I have always been a fan of Sears and its products, while its cheaper, less desirable company portion (KMart) seems to be holding it back from significant profits, I can see Sears coming out of this very successfully. Yes, there have been talks that Sears will enter into bankruptcy protection, but I don't see the company going the way of Borders, Circuit City or other enormous Big Box chains as a result of the recession. The landscape and concepts for Sears' sales hasn't changed, nor has the demand; their appeal has been lost and sales, which traditionally would have been theirs in earlier times, have been displaced onto competitors such as Wal-Mart (WMT), Home Depot (HD) and Lowe's (LOW)s.

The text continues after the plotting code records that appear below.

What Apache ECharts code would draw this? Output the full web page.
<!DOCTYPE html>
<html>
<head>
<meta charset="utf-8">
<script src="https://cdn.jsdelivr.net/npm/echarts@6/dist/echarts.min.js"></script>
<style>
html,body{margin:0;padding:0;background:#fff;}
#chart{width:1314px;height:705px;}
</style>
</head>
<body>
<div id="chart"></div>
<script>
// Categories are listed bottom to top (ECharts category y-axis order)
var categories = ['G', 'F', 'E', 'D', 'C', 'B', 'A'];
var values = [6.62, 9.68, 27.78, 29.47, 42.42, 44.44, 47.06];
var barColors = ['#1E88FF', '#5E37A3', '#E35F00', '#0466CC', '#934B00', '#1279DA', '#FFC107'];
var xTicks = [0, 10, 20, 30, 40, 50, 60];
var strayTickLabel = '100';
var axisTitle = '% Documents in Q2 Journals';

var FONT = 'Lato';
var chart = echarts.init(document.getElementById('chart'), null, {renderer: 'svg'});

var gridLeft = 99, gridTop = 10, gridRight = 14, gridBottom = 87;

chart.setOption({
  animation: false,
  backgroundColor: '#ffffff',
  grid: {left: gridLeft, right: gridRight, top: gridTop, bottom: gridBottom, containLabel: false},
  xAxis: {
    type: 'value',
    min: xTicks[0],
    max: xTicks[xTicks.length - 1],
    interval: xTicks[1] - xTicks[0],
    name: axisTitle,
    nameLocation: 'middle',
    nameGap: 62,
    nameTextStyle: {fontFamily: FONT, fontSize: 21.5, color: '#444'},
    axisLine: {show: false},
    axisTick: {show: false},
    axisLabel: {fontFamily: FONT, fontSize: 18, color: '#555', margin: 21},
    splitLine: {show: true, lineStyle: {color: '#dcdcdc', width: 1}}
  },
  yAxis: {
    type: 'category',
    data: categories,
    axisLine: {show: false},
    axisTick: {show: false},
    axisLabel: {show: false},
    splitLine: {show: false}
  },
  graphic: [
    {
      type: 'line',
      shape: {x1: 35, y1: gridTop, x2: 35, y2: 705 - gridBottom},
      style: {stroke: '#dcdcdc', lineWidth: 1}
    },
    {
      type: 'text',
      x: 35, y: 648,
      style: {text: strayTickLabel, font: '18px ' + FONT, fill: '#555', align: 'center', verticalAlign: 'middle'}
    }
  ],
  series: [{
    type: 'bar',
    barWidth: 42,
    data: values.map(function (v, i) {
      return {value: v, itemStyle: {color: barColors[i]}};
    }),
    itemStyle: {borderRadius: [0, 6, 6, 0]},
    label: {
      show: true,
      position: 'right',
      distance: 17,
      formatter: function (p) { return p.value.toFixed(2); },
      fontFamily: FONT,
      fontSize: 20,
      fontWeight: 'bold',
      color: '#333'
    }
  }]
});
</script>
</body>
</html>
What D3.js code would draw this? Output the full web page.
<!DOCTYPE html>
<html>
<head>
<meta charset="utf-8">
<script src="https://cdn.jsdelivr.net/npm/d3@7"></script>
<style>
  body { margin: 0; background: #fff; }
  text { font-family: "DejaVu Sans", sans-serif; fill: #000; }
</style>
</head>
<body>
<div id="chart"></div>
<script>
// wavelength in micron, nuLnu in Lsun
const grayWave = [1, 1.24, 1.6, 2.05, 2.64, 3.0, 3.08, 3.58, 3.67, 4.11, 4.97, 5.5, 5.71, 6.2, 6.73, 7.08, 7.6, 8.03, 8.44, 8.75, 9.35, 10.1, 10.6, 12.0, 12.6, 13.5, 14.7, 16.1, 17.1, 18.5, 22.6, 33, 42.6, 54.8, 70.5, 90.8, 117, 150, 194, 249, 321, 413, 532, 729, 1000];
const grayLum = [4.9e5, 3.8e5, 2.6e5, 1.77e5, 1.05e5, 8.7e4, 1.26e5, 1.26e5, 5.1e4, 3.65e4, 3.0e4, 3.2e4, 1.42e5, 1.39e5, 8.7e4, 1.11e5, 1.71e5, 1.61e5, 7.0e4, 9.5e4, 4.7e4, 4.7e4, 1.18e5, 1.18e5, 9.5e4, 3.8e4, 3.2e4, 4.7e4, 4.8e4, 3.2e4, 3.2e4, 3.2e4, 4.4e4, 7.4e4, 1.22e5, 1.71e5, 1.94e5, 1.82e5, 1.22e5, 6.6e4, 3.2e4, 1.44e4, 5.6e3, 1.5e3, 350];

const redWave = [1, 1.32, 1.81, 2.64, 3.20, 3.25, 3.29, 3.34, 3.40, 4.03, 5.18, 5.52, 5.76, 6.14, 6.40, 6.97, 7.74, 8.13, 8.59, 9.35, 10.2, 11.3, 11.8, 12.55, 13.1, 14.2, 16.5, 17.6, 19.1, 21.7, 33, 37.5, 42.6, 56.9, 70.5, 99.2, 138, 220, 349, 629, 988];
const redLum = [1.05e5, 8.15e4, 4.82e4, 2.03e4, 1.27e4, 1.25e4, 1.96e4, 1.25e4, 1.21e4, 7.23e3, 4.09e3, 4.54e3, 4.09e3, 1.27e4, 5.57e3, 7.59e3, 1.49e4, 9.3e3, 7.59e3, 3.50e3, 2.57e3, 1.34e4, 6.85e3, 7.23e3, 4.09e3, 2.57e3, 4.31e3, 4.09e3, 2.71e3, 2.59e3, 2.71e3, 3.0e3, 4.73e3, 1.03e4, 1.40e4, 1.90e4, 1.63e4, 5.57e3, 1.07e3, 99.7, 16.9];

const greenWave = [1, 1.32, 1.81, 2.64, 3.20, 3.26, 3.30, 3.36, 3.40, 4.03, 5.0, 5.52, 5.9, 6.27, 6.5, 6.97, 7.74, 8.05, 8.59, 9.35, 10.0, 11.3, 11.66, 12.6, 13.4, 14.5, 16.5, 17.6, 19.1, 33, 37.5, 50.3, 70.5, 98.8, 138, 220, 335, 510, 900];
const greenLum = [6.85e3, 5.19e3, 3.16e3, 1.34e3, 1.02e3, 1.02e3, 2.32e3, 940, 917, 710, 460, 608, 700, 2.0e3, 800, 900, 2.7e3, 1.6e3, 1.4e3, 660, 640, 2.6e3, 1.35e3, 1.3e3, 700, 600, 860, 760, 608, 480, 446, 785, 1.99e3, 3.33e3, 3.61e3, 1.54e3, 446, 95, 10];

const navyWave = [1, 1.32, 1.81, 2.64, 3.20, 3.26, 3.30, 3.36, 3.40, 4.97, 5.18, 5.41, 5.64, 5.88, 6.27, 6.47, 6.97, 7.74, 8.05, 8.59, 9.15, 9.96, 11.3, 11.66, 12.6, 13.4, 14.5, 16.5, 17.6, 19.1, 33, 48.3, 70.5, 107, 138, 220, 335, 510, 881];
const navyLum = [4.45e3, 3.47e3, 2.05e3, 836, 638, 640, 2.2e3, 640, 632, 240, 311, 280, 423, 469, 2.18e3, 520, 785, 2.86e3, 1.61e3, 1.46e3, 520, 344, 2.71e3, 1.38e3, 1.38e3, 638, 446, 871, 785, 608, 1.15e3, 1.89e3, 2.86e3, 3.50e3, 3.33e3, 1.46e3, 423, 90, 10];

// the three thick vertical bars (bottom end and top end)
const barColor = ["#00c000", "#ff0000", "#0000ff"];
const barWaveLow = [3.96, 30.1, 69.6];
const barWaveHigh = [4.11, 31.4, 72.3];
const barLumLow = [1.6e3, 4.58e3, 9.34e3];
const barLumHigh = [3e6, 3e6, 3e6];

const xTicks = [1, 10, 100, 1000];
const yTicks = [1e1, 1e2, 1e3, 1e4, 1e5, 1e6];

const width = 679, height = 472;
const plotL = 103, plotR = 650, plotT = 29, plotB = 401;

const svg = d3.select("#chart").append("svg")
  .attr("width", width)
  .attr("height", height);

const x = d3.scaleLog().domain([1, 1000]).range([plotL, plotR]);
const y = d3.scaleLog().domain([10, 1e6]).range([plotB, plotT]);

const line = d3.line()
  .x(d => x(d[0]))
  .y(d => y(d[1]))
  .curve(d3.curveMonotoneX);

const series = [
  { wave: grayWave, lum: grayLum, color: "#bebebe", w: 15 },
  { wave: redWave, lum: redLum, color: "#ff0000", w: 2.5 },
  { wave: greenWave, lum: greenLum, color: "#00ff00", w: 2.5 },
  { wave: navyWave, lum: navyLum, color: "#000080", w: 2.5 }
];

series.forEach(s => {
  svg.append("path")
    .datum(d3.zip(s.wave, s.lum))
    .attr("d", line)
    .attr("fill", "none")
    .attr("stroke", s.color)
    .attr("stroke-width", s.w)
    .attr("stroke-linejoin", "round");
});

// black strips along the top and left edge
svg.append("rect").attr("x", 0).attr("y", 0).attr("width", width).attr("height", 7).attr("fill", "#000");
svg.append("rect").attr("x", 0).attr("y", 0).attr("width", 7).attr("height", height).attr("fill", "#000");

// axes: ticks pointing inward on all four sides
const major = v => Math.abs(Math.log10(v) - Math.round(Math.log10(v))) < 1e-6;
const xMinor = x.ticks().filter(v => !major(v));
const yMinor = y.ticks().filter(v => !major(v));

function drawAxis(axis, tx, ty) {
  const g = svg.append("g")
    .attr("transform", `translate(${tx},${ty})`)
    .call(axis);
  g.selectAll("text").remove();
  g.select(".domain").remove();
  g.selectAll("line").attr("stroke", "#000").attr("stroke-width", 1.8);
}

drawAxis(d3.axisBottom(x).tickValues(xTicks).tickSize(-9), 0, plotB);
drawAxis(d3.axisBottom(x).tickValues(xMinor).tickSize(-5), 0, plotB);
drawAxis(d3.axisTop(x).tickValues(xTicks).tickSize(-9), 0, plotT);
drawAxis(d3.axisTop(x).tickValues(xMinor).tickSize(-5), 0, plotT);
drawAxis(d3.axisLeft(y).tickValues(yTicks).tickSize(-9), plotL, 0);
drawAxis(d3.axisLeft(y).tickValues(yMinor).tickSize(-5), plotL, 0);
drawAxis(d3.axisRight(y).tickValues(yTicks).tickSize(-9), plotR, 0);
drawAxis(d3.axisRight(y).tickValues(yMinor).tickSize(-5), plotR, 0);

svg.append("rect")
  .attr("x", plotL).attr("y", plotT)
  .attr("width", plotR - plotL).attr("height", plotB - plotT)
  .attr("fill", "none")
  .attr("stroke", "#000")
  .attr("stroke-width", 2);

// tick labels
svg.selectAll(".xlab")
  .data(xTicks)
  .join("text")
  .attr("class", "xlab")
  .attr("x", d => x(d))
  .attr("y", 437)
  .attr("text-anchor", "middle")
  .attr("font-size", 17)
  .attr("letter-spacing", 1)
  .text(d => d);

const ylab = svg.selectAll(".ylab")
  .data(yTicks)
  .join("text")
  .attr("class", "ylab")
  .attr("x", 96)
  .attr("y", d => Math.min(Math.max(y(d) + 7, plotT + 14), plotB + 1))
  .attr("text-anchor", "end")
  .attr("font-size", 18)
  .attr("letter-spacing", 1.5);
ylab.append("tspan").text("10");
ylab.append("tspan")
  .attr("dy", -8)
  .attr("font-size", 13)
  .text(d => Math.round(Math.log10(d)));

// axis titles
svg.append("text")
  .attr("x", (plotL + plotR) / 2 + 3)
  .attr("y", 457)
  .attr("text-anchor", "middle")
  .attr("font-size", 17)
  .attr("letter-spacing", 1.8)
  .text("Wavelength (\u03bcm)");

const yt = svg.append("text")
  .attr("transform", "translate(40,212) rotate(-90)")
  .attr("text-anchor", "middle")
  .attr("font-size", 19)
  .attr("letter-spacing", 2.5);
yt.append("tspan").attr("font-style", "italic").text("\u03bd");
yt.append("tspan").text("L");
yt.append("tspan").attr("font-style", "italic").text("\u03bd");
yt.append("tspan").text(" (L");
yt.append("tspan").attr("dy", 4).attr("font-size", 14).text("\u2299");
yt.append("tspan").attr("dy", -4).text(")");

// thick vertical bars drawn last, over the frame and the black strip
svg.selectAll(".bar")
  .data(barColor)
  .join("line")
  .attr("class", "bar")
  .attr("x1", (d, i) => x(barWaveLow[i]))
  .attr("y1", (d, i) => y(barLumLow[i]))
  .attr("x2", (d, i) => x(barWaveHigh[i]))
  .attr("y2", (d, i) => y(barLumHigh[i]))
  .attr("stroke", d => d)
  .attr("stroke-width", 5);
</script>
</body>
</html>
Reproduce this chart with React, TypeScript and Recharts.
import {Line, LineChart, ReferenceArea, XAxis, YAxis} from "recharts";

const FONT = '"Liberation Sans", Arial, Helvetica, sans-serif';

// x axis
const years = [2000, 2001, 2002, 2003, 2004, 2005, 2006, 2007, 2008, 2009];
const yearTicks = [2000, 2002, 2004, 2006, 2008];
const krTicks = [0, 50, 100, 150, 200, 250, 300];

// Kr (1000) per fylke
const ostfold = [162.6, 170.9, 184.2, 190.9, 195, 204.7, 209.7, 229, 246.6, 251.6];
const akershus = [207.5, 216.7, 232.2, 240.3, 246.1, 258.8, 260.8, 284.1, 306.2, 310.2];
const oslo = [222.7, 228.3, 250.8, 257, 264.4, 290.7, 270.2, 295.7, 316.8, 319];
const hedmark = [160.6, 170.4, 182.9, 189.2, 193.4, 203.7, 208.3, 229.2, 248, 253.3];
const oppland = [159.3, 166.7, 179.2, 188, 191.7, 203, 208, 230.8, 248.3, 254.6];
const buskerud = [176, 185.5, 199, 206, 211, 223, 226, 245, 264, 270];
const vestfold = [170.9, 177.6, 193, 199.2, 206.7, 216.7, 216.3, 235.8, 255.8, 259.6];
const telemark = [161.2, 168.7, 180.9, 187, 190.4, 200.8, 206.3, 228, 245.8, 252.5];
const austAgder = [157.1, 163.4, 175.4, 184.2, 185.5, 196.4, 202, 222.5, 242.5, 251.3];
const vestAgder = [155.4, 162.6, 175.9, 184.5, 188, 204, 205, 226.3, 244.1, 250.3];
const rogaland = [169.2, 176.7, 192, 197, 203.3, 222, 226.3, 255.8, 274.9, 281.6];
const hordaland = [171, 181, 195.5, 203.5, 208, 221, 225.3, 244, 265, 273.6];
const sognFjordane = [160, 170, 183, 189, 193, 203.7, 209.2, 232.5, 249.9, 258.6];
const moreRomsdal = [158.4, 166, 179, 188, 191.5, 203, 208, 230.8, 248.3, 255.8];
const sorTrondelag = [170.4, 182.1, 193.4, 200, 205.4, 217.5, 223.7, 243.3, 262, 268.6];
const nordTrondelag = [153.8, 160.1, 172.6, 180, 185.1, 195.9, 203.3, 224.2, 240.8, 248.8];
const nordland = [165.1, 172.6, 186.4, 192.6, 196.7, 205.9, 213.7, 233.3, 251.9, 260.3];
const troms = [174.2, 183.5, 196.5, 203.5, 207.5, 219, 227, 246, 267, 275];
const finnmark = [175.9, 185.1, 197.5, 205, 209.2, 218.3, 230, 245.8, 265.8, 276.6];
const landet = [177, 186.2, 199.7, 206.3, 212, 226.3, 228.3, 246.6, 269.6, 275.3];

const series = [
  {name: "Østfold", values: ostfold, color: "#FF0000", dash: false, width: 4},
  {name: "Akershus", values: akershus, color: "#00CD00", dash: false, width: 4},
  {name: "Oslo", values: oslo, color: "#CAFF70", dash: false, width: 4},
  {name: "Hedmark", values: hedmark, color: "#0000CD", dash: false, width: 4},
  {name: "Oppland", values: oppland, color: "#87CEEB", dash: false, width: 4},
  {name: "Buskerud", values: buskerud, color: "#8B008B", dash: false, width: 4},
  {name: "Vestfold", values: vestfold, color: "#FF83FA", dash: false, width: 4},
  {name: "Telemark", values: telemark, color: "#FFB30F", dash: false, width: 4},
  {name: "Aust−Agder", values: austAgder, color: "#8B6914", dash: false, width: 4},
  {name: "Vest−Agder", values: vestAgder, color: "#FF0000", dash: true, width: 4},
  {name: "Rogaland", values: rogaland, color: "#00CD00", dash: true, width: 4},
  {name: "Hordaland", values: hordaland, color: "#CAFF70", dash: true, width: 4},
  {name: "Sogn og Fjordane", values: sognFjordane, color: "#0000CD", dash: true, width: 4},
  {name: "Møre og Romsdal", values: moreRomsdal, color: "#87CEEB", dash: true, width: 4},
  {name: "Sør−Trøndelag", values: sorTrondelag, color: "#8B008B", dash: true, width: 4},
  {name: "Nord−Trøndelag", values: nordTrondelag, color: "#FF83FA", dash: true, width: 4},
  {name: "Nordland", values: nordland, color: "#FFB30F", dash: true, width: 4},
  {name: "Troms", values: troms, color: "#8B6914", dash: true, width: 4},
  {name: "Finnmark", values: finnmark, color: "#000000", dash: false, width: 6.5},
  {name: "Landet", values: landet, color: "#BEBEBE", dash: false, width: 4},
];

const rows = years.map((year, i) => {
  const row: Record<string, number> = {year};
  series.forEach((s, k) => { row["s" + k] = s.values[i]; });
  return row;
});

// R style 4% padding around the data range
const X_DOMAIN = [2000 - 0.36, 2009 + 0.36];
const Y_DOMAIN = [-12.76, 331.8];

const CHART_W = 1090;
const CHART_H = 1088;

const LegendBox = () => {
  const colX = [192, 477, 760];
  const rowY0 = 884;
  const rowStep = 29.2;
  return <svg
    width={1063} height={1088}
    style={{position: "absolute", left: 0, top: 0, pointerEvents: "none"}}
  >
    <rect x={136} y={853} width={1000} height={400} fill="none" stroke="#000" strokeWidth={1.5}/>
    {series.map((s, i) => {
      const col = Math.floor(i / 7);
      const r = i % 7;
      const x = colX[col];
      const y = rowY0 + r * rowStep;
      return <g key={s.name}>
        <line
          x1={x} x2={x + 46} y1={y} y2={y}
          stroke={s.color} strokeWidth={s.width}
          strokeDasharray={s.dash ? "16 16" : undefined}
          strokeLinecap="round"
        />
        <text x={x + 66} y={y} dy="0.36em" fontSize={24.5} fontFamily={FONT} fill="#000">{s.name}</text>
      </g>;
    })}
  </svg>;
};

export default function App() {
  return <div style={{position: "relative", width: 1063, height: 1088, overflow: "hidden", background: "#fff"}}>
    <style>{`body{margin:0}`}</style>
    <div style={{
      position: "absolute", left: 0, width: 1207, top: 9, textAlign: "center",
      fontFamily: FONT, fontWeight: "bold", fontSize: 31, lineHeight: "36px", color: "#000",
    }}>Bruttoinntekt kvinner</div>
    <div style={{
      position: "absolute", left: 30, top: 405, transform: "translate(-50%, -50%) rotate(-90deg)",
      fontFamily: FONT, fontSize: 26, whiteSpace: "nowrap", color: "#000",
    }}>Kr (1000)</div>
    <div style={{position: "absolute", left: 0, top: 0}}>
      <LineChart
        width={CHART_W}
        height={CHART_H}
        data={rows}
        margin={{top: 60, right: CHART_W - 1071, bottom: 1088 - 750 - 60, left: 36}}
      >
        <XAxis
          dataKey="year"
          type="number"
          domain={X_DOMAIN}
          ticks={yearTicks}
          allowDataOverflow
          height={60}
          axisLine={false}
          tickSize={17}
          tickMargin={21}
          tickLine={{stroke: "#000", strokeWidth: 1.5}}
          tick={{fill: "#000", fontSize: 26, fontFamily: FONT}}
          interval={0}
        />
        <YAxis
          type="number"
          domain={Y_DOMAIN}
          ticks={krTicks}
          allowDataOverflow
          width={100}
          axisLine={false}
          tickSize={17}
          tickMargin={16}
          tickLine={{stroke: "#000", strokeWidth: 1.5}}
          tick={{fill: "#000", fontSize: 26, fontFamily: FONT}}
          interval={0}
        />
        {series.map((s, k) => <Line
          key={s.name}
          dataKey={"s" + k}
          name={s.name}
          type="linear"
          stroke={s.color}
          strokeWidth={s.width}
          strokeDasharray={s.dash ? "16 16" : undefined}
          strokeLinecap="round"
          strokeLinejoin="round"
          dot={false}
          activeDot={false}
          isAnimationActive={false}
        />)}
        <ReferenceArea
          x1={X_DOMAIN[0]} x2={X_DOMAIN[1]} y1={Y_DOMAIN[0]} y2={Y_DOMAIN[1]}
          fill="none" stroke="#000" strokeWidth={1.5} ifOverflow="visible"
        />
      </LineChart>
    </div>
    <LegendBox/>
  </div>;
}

I'm a buyer of Sears IF they post a profit within any of the next 3 quarters. This time next year, look to see where Sears is. If their share price is above $60, I'm a long-term buyer. I think this is a very telling quarter for them and whether they emerge victorious or not is very contingent upon what the next few emerging-from-recession quarters look like for them. Sears products were once the staple of American do-it-yourselfers and weekend warriors and Craftsman is still a household name when it comes to tools, but the fact that they no longer offer a lifetime guarantee on their tools, I think, detracts from their appeal and makes competitors much cheaper and thus cheaply made tools seem more appealing.
Sears needs to reinstate their previous guarantees from bygone generations, needs to cut away some more of their non-profitable stores and needs to find a way to retake their business from the territories that were stolen from them by competitors.